From Parkwest Health & Lifestyles
Early detection not only saves lives. It can also give a breast cancer patient a shot at a better quality of life.
Working together, Parkwest Medical Center and Parkwest Comprehensive Breast Center offer a plan that can dramatically alter a patient’s cancer story. Treatment only takes about two weeks, and there’s no need for reconstructive surgery.
Breast Conservation
“A long time ago the traditional surgical management of all breast cancer
was with mastectomy, which is obviously a physically and psychologically
traumatic operation that we certainly try to avoid whenever we can,” says William Gibson, MD, of Premier Surgical is a Parkwest surgeon who specializes in breast cancer. “An alternative is breast conservation surgery, which removes the tumor and a small margin of normal breast tissue around it.”
Gibson says about two thirds of breast cancers can be treated with breast conservation surgery.
Claudia Albright was diagnosed with ductal carcinoma in situ (DCIS), which is considered the earliest form of breast cancer. A DCIS diagnosis meant she had abnormal cells inside a milk duct within the breast.
“For me I think the whole process was, ‘I’ve got something that wants
to kill me that’s inside me.We need to get it out. And we need to fix the problem as fast as we can,’” Albright says.
Targeted Radiation
Breast conservation surgery, often referred to as a “lumpectomy,” goes hand in hand with partial breast radiation, another important advance in breast cancer treatment. Radiation can be delivered to the breast from the inside, pinpointing the area surrounding the tumor.

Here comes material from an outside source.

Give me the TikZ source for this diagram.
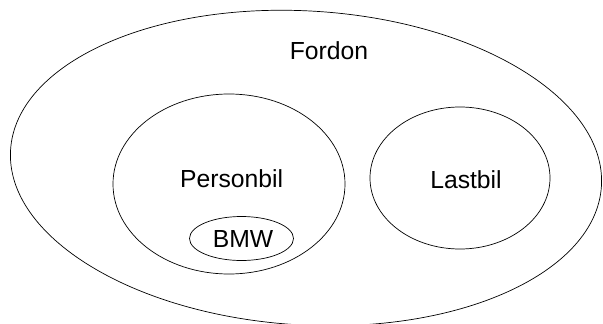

“It’s very safe, it’s well tolerated and we’ve had good results with this type of treatment,” says Parkwest radiation oncologist Joseph Meyer, MD. “Ninety-five percent of the patients have no recurrence of their cancer
at 10 years.”
Partial breast radiation is faster, less intrusive into a patient’s lifestyle and carries fewer side effects than radiation of the whole breast. The process begins when Dr. Gibson removes the tumor in surgery at Parkwest Medical Center.
A balloon-like tool is implanted where the tumor used to be. After surgery
there’s a pathology report and CT scan at Parkwest Comprehensive Breast Center to see if the patient is ready for partial breast radiation.
Dr. Meyer explains the radiation is delivered in the form of a radioactive seed that’s attached to a wire. It travels up small catheters to release radiation in the empty area where the tumor was.
Perfect Timing
Patients who have breast conservation surgery and partial breast radiation are usually finished with the entire process in two weeks. In comparison, breast radiation takes 20 to 30 treatments in four to six weeks.
“I’m just so grateful that I didn’t have to go through the standard process for cancer with the chemo and the radiation with six months to a year or more out of my life,” Albright says. “I’m back to being out on the boat and enjoying life.”
A month after the last radiation treatment, Albright has a small scar, but no other physical evidence that cancer was ever a part of her life.
Breast conservation surgery and partial breast radiation only work when cancer is caught in earlier stages, so early detection is key. It’s a lesson Albright won’t soon forget.
After surgery she learned that her cancer had been in the process of breaking through the duct. “Had I waited, it could have been well over three centimeters and I could have been looking at Stage Three breast cancer,” she says.
Albright’s heart breaks for women who struggle with chemotherapy and whole breast radiation when cancer has been detected in later stages. She’s on a mission to make sure the women in her life know that early detection not only saves lives, but can also mean better quality of life.